**STATED EXERCISE**:
Gather the lines from the material that contain "this".

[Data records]

============

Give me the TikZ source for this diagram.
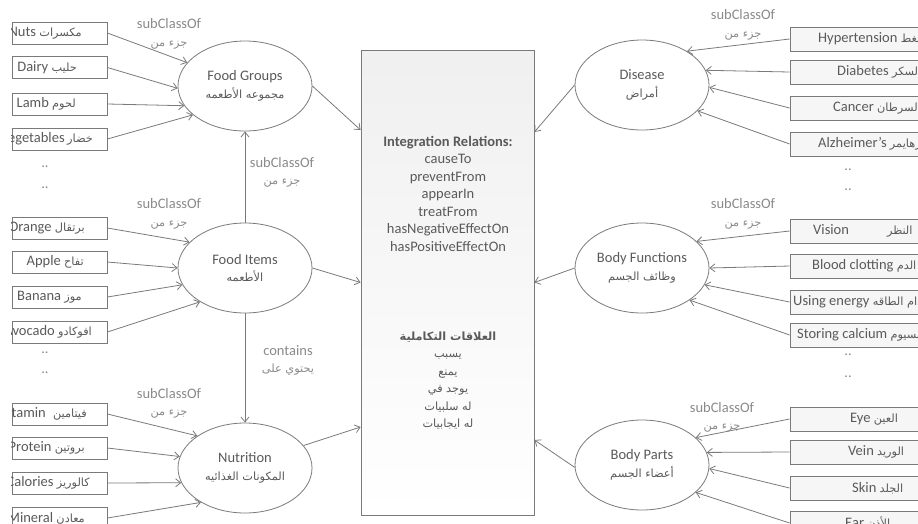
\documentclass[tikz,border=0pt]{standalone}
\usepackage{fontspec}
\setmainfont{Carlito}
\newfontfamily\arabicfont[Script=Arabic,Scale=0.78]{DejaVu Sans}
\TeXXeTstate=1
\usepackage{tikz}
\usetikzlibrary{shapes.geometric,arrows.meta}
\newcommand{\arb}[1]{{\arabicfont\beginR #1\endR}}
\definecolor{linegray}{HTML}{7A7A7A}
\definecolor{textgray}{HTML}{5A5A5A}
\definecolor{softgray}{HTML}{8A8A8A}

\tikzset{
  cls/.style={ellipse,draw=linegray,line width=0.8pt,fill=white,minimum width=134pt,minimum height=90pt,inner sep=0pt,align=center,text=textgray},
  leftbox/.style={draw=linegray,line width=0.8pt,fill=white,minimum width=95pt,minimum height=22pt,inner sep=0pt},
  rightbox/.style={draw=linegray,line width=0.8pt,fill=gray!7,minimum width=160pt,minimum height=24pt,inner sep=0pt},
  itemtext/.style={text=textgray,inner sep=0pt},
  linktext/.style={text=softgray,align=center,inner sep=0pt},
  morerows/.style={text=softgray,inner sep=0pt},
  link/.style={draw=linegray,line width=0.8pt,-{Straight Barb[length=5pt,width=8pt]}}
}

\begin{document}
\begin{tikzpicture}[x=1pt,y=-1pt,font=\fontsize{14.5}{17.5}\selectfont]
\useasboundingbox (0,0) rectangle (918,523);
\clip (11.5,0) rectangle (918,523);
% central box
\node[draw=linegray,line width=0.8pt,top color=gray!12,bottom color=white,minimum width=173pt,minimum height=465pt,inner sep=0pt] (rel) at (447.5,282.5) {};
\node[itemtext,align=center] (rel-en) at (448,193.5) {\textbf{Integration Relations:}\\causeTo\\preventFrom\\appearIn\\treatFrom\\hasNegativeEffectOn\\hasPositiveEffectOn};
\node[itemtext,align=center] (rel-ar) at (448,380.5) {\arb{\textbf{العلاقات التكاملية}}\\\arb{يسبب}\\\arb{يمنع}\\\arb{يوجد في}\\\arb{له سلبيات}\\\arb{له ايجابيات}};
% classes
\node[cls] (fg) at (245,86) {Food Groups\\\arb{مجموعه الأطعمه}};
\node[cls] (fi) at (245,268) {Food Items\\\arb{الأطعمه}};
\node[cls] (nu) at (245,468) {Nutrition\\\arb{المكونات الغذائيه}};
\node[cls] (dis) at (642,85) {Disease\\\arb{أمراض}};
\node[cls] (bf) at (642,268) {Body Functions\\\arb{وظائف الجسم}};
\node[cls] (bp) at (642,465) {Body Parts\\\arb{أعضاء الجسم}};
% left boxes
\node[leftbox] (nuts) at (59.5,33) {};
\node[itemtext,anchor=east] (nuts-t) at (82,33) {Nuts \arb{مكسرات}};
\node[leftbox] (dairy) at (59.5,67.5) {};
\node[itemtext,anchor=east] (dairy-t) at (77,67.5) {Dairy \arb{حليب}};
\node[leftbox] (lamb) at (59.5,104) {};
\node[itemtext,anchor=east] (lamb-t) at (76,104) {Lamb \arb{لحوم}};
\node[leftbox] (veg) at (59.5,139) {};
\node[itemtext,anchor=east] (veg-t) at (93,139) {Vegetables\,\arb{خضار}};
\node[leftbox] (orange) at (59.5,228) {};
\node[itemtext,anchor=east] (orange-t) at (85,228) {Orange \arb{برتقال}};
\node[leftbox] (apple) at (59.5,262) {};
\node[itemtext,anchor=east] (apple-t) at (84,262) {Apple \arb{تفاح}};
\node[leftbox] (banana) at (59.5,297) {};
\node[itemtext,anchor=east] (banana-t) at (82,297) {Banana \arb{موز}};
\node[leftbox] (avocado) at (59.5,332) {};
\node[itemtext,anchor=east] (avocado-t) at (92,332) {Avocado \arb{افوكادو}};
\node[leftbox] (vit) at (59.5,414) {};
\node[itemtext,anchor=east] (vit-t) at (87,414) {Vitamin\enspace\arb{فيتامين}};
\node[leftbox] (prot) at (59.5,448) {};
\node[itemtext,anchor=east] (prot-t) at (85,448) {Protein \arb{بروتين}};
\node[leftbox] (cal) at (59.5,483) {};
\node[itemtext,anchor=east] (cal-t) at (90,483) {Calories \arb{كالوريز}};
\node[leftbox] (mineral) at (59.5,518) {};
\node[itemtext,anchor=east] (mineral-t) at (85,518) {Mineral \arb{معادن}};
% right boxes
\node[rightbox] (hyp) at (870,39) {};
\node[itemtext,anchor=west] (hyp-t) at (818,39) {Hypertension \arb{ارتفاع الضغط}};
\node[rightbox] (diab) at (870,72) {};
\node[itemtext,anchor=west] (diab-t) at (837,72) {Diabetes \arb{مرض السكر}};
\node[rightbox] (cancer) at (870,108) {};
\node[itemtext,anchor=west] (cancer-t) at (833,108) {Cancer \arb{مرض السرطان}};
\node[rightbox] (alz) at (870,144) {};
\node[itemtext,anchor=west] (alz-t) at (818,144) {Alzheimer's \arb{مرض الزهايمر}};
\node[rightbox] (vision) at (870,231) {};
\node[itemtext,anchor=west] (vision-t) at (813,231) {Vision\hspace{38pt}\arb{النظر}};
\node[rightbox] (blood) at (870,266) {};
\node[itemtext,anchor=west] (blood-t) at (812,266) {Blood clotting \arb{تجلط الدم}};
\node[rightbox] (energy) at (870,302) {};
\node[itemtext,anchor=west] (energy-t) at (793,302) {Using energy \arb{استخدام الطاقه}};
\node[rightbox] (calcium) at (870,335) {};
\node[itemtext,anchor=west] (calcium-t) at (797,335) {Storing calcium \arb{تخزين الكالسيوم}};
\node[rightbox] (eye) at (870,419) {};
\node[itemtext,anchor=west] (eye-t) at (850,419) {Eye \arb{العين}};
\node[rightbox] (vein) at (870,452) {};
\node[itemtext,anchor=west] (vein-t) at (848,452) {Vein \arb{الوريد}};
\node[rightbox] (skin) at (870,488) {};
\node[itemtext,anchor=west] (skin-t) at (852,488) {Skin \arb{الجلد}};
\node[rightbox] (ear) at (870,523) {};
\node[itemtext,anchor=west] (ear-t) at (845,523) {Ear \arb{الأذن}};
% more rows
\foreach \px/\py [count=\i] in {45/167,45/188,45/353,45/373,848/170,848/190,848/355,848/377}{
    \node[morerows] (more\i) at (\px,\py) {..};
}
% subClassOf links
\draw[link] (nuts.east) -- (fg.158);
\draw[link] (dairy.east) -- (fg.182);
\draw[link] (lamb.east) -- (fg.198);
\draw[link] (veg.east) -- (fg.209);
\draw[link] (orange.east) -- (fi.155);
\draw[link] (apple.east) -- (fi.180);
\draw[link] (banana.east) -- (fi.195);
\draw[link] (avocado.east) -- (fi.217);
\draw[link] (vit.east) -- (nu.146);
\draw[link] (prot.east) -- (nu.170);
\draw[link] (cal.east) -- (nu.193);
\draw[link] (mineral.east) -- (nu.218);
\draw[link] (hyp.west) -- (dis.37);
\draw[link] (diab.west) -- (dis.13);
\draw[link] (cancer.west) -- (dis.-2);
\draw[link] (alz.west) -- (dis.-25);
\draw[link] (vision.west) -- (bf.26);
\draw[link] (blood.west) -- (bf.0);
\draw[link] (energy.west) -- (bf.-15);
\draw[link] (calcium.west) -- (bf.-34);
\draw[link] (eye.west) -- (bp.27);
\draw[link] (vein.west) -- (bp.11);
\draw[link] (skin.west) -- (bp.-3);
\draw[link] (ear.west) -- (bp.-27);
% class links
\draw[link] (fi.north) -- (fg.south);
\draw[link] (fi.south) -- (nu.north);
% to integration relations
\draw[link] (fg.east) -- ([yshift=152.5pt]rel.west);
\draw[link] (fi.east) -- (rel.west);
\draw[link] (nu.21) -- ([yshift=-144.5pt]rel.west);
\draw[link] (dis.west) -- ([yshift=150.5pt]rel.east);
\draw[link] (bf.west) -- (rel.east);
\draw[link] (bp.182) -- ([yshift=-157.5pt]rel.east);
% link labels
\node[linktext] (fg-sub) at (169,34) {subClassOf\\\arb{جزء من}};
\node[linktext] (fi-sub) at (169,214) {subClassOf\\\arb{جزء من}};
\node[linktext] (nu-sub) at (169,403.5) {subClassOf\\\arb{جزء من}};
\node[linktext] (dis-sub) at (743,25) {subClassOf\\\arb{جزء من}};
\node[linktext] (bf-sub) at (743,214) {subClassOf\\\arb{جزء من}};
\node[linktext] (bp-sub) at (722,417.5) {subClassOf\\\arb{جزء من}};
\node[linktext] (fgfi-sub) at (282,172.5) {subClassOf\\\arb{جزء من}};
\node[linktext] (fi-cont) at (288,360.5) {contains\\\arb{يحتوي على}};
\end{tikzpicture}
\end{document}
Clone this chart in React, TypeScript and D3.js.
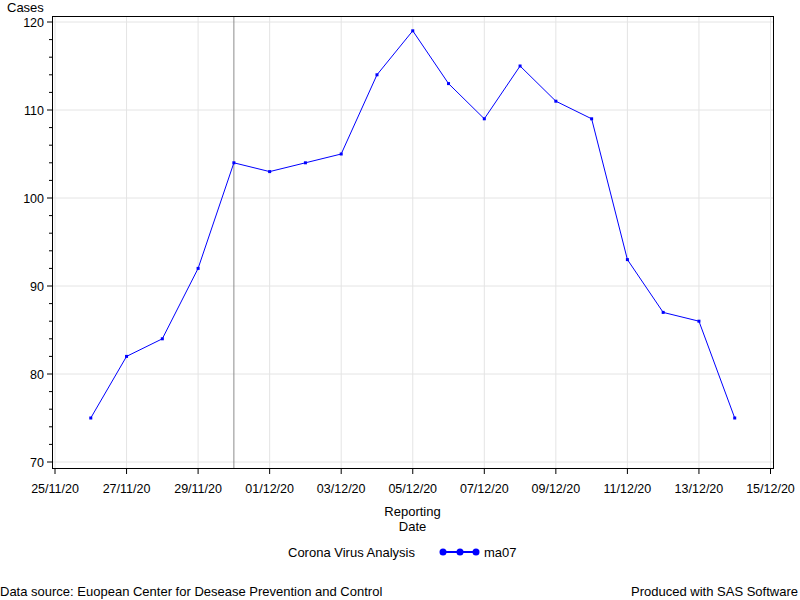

============

**OUTPUT OF THE TASK**:
Give me the TikZ source for this diagram.
Clone this chart in React, TypeScript and D3.js.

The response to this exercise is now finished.